Vicky Markstein (temp chair)
Betty Cheng (recorder)
Helen Berman
Richard Murai (sp)
Hanchuan Peng
Rama Balachrisnan
Bob Davis (chair microprocessor Standards Committee)
Dan Zuros (Advisor, IEEE)
Peter Markstein
Major Points from Discussion:
Roadmap of biomedical data is needed
Several standards communities exist – unknown if one is “ready-to-go”
Many databases need interoperability or data exchange – a common format is needed (a major point of agreement)
Annotation is problematic (an area for standards development)
Change management or version control for smooth database updates is needed
Need to address fundamental issues for image data – everything from formats to automated search tools (developmental work)
Standards validation is needed (for applications that claim to adhere for standards)
Next meeting:
Tues, Nov. 23rd at 5:30 PM
Items for agenda – regular schedule for meetings
Betty Cheng will take care of mailing list until we get a permanent person.

Details of Discussion:

Phil Bourne is the proposed chair but not yet a member of the IEEE Standards Association. Vicky to serve as interim chair.

1. Add Bioinformatics to the P1953 PAR name.
2. URL (server) provided by the IEEE
    a. Betty Cheng to received messages until a webmaster is found (ownership transferred 11/14/04)
    b. Find a webmaster
3. resend attachments from previous emails. They all came out in bin hex format.

The topic of this meeting is the definition of the working group’s goal which will define the initial project for the Bioinformatics Standards Committee (BSC).

The working group shall define (for itself) a one year project.

Phase I of the project shall be the definition of bioinformatics data structures for the standards group.

Phase II shall be to identify and contact representatives from groups which have developed or are in the process of developing appropriate standards for the field.

Phase III, the working group will chose 1 or 2 areas for initial focus, where the Bioinformatics Standards Committee should develop into the first IEEE bioinformatics standard.

(This should be the extent of the working group’s mission. It is the job of the Bioinformatics Standards Committee (BSC) to produce the first standard. Clarification added 11/16/04)

The BSC will need a successful project in order to win community trust.

A) Is the Protein Databank (PDB) a potential ready-to-go standard?
Not a great example and yet one of the most integrated in terms of both community and integration of data.

Multiple sites for the PDB – worldwide distribution – all open software – totally transportable

B) Open Biological Ontology (OBO): a community established to develop ontologies for biosciences. GO, the Gene Ontology is a successful example and might be a good candidate. Examples of databases that contribute/cooperated include yeast, drosophilia, workbase

C) Create a universal data exchange – PDB a possibility?
GO not as mature
Get closer to the raw data – choose archives vs. databases, i.e. PDB & Genbank

D) The projects mentioned above are too advanced and too detailed.
Establish broad categories first

First establish “framework” to hang other standards. Example – need to define GO within the framework to let others build on GO

But mapping to other databases exists, i.e. sequence ontology

What about format? We need an exchangible format.

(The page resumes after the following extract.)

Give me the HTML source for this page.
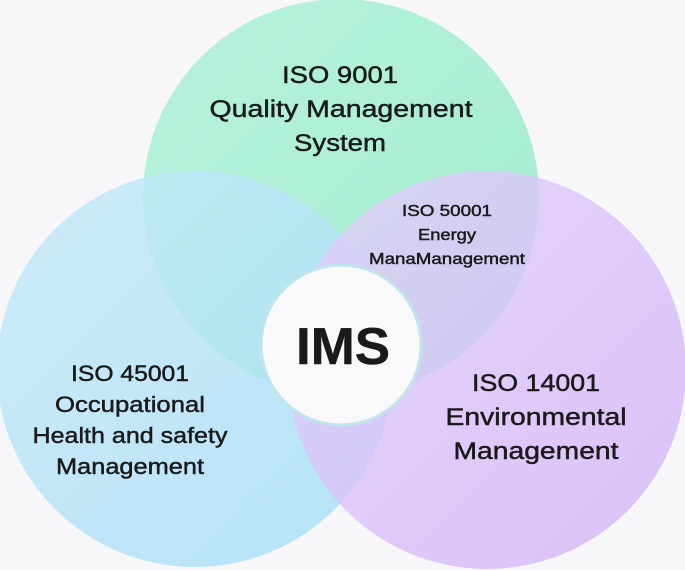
<!DOCTYPE html>
<html><head><style>
html,body{margin:0;padding:0;background:#f7f7f9;}
svg{display:block}
text{font-family:"Liberation Sans",sans-serif;fill:#1a1a1a;text-anchor:middle;stroke:#1a1a1a;stroke-width:0.45}
</style></head><body>
<svg width="685" height="570" viewBox="0 0 685 570" xmlns="http://www.w3.org/2000/svg">
<defs>
<linearGradient id="g" x1="0" y1="0" x2="1" y2="1"><stop offset="0" stop-color="#b8f2dc"/><stop offset="1" stop-color="#a2eccf"/></linearGradient>
<linearGradient id="b" x1="0" y1="0" x2="1" y2="1"><stop offset="0" stop-color="#c4e8fa"/><stop offset="1" stop-color="#a6def6"/></linearGradient>
<linearGradient id="p" x1="0" y1="0" x2="1" y2="1"><stop offset="0" stop-color="#e2d0fa"/><stop offset="1" stop-color="#d2b2f8"/></linearGradient>
</defs>
<rect width="685" height="570" fill="#f7f7f9"/>
<circle cx="341" cy="197" r="198" fill="url(#g)"/>
<circle cx="195" cy="369" r="198" fill="url(#b)" opacity="0.82"/>
<circle cx="487" cy="370" r="199" fill="url(#p)" opacity="0.8"/>
<circle cx="341" cy="345" r="80" fill="#f9f9fc" stroke="#bfe6ea" stroke-width="3"/>
<text x="343" y="364" font-size="52" font-weight="bold" fill="#111" textLength="94" lengthAdjust="spacingAndGlyphs">IMS</text>
<g font-size="24">
<text x="340" y="83" textLength="116" lengthAdjust="spacingAndGlyphs">ISO 9001</text>
<text x="341" y="117" textLength="263" lengthAdjust="spacingAndGlyphs">Quality Management</text>
<text x="340" y="151" textLength="92" lengthAdjust="spacingAndGlyphs">System</text>
</g>
<g font-size="16" style="stroke-width:0.3">
<text x="447" y="216" textLength="90" lengthAdjust="spacingAndGlyphs">ISO 50001</text>
<text x="447" y="240" textLength="58" lengthAdjust="spacingAndGlyphs">Energy</text>
<text x="447" y="264" textLength="156" lengthAdjust="spacingAndGlyphs">ManaManagement</text>
</g>
<g font-size="22">
<text x="130" y="381" textLength="118" lengthAdjust="spacingAndGlyphs">ISO 45001</text>
<text x="130" y="412" textLength="150" lengthAdjust="spacingAndGlyphs">Occupational</text>
<text x="130" y="443" textLength="195" lengthAdjust="spacingAndGlyphs">Health and safety</text>
<text x="130" y="474" textLength="148" lengthAdjust="spacingAndGlyphs">Management</text>
</g>
<g font-size="24">
<text x="536" y="391" textLength="128" lengthAdjust="spacingAndGlyphs">ISO 14001</text>
<text x="536" y="425" textLength="181" lengthAdjust="spacingAndGlyphs">Environmental</text>
<text x="536" y="459" textLength="165" lengthAdjust="spacingAndGlyphs">Management</text>
</g>
</svg>
</body></html>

Look at GMOD – model organism database

What is biggest issue with databases?

Interoperability – need for this permeates the field at all levels (Agreement from all)

Need for a mechanism to manage change –version control

Validation for data submission – (agreement)

How to avoid constant re-engineering? Community Input? Notification?
Change management for databases needs to be improved

Definition of data is a must – problem with abstraction

First goal should be “snapshot” of field

For GO
Big problems – how to reach the users? IEEE group might help with education

Slow changes – involves discussion with group, leads to lesser need for education – more mechanisms – less need for education as a result

For all databases - Need for development? Better methods for distribution. Annotation – how to automate? Rate of data increase – need more automation for annotation

Software changes ⇒ Need for standardized language to describe annotations

Unable to grab data automatically

Change process needs to be well-documented

Education for database users needs improvement

Better methods for data management

Image data – standardized image formats needed – need searchable database for images. At LBL and Berkeley – large collection of images of drosophilia

Image GO – IMAGO- structures as 2D images, need to be searchable

Industry viewpoint from Richard – welcomes IEEE – a need to bring academia and industry together.

Areas that need development and integration with existing standards (communities)